> [SHORT TASK] Transcribe the material exactly. Images do not belong in the copy.

— Start SUPPLIED MATERIAL —

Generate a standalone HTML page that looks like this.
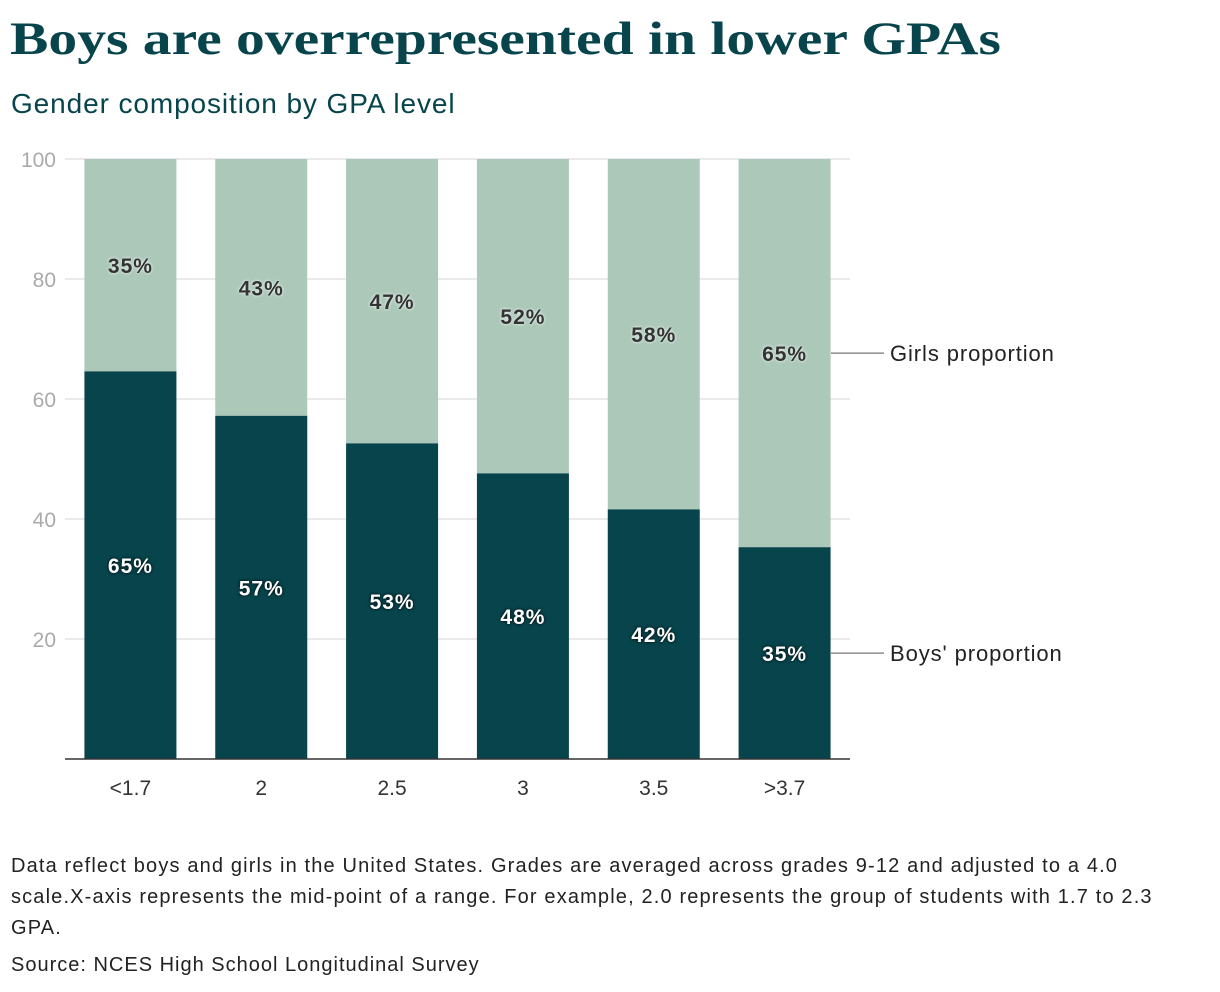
<!DOCTYPE html>
<html><head><meta charset="utf-8"><style>
body{margin:0;background:#fff;width:1220px;height:992px;overflow:hidden;position:relative;font-family:"Liberation Sans",sans-serif}
#title{position:absolute;left:10px;top:12px;font-family:"Liberation Serif",serif;font-weight:bold;font-size:47px;color:#07444c;margin:0;white-space:nowrap;transform:scaleX(1.225);transform-origin:left top}
#sub{position:absolute;left:11px;top:88px;font-size:28px;color:#07444c;letter-spacing:0.9px}
#notes{position:absolute;left:11px;top:851px;width:1200px;font-size:20px;line-height:31px;color:#222;letter-spacing:1.15px;white-space:nowrap}
#src{position:absolute;left:11px;top:954px;font-size:20px;color:#222;letter-spacing:1px}
svg{position:absolute;left:0;top:0}
</style></head><body>
<h1 id="title">Boys are overrepresented in lower GPAs</h1>
<div id="sub">Gender composition by GPA level</div>
<svg id="chart" width="1220" height="992"></svg>
<div id="notes">Data reflect boys and girls in the United States. Grades are averaged across grades 9-12 and adjusted to a 4.0<br>scale.X-axis represents the mid-point of a range. For example, 2.0 represents the group of students with 1.7 to 2.3<br>GPA.</div>
<div id="src">Source: NCES High School Longitudinal Survey</div>
<script>
const categories=["<1.7","2","2.5","3","3.5",">3.7"];
const boys=[64.6,57.2,52.6,47.6,41.6,35.3];
const yTicks=[20,40,60,80,100];
const NS="http://www.w3.org/2000/svg";
const svg=document.getElementById('chart');
const x0=65,x1=850,yb=759,yt=159;
const band=(x1-x0)/categories.length,bw=92;
const y=v=>yb-(v/100)*(yb-yt);
const xb=i=>x0+band*i+(band-bw)/2;
function mk(t,a){const e=document.createElementNS(NS,t);for(const k in a)e.setAttribute(k,a[k]);svg.appendChild(e);return e;}
yTicks.forEach(t=>{
 const g=mk('line',{x1:x0,x2:x1,y1:y(t),y2:y(t),stroke:'#e4e4e4','stroke-width':1.5});
 
 
 const l=mk('text',{x:56,y:y(t)+8,'text-anchor':'end','font-size':21,fill:'#aaa'});l.textContent=t;
 
 
});
categories.forEach((c,i)=>{
 const b=boys[i],gl=100-b,x=xb(i);
 const r1=mk('rect',{x:x,y:y(100),width:bw,height:y(b)-y(100),fill:'#abc8b9'});
 
 
 const r2=mk('rect',{x:x,y:y(b),width:bw,height:yb-y(b),fill:'#07444c'});
 
 
 const t1=mk('text',{x:x+bw/2,y:(y(100)+y(b))/2+8,'text-anchor':'middle','font-size':21,'font-weight':'bold',fill:'#333','letter-spacing':1,style:'text-shadow:0 0 3px #fff'});
 t1.textContent=Math.round(gl)+'%';
 
 
 const t2=mk('text',{x:x+bw/2,y:(y(b)+yb)/2+8,'text-anchor':'middle','font-size':21,'font-weight':'bold',fill:'#fff','letter-spacing':1,style:'text-shadow:0 0 3px #000'});
 t2.textContent=Math.round(b)+'%';
 
 
 const xl=mk('text',{x:x+bw/2,y:795,'text-anchor':'middle','font-size':21,fill:'#333'});
 xl.textContent=c;
 
 
});
const ax=mk('line',{x1:x0,x2:x1,y1:yb,y2:yb,stroke:'#333','stroke-width':1.5});


const last=categories.length-1,lb=boys[last];
const gy=(y(100)+y(lb))/2,by=(y(lb)+yb)/2;
const gLine=mk('line',{x1:831,x2:884,y1:gy,y2:gy,stroke:'#777','stroke-width':1.2});


const gT=mk('text',{x:890,y:gy+8,'font-size':22,fill:'#222','letter-spacing':0.9});gT.textContent='Girls proportion';


const bLine=mk('line',{x1:831,x2:884,y1:by,y2:by,stroke:'#777','stroke-width':1.2});


const bT=mk('text',{x:890,y:by+8,'font-size':22,fill:'#222','letter-spacing':0.9});bT.textContent="Boys' proportion";


</script>
</body></html>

— End SUPPLIED MATERIAL —

> [REPLY TO THE EXERCISE]
Generate a standalone HTML page that looks like this.
<!DOCTYPE html>
<html><head><meta charset="utf-8"><style>
body{margin:0;background:#fff;width:1220px;height:992px;overflow:hidden;position:relative;font-family:"Liberation Sans",sans-serif}
#title{position:absolute;left:10px;top:12px;font-family:"Liberation Serif",serif;font-weight:bold;font-size:47px;color:#07444c;margin:0;white-space:nowrap;transform:scaleX(1.225);transform-origin:left top}
#sub{position:absolute;left:11px;top:88px;font-size:28px;color:#07444c;letter-spacing:0.9px}
#notes{position:absolute;left:11px;top:851px;width:1200px;font-size:20px;line-height:31px;color:#222;letter-spacing:1.15px;white-space:nowrap}
#src{position:absolute;left:11px;top:954px;font-size:20px;color:#222;letter-spacing:1px}
svg{position:absolute;left:0;top:0}
</style></head><body>
<h1 id="title">Boys are overrepresented in lower GPAs</h1>
<div id="sub">Gender composition by GPA level</div>
<svg id="chart" width="1220" height="992"></svg>
<div id="notes">Data reflect boys and girls in the United States. Grades are averaged across grades 9-12 and adjusted to a 4.0<br>scale.X-axis represents the mid-point of a range. For example, 2.0 represents the group of students with 1.7 to 2.3<br>GPA.</div>
<div id="src">Source: NCES High School Longitudinal Survey</div>
<script>
const categories=["<1.7","2","2.5","3","3.5",">3.7"];
const boys=[64.6,57.2,52.6,47.6,41.6,35.3];
const yTicks=[20,40,60,80,100];
const NS="http://www.w3.org/2000/svg";
const svg=document.getElementById('chart');
const x0=65,x1=850,yb=759,yt=159;
const band=(x1-x0)/categories.length,bw=92;
const y=v=>yb-(v/100)*(yb-yt);
const xb=i=>x0+band*i+(band-bw)/2;
function mk(t,a){const e=document.createElementNS(NS,t);for(const k in a)e.setAttribute(k,a[k]);svg.appendChild(e);return e;}
yTicks.forEach(t=>{
 const g=mk('line',{x1:x0,x2:x1,y1:y(t),y2:y(t),stroke:'#e4e4e4','stroke-width':1.5});
 
 
 const l=mk('text',{x:56,y:y(t)+8,'text-anchor':'end','font-size':21,fill:'#aaa'});l.textContent=t;
 
 
});
categories.forEach((c,i)=>{
 const b=boys[i],gl=100-b,x=xb(i);
 const r1=mk('rect',{x:x,y:y(100),width:bw,height:y(b)-y(100),fill:'#abc8b9'});
 
 
 const r2=mk('rect',{x:x,y:y(b),width:bw,height:yb-y(b),fill:'#07444c'});
 
 
 const t1=mk('text',{x:x+bw/2,y:(y(100)+y(b))/2+8,'text-anchor':'middle','font-size':21,'font-weight':'bold',fill:'#333','letter-spacing':1,style:'text-shadow:0 0 3px #fff'});
 t1.textContent=Math.round(gl)+'%';
 
 
 const t2=mk('text',{x:x+bw/2,y:(y(b)+yb)/2+8,'text-anchor':'middle','font-size':21,'font-weight':'bold',fill:'#fff','letter-spacing':1,style:'text-shadow:0 0 3px #000'});
 t2.textContent=Math.round(b)+'%';
 
 
 const xl=mk('text',{x:x+bw/2,y:795,'text-anchor':'middle','font-size':21,fill:'#333'});
 xl.textContent=c;
 
 
});
const ax=mk('line',{x1:x0,x2:x1,y1:yb,y2:yb,stroke:'#333','stroke-width':1.5});


const last=categories.length-1,lb=boys[last];
const gy=(y(100)+y(lb))/2,by=(y(lb)+yb)/2;
const gLine=mk('line',{x1:831,x2:884,y1:gy,y2:gy,stroke:'#777','stroke-width':1.2});


const gT=mk('text',{x:890,y:gy+8,'font-size':22,fill:'#222','letter-spacing':0.9});gT.textContent='Girls proportion';


const bLine=mk('line',{x1:831,x2:884,y1:by,y2:by,stroke:'#777','stroke-width':1.2});


const bT=mk('text',{x:890,y:by+8,'font-size':22,fill:'#222','letter-spacing':0.9});bT.textContent="Boys' proportion";


</script>
</body></html>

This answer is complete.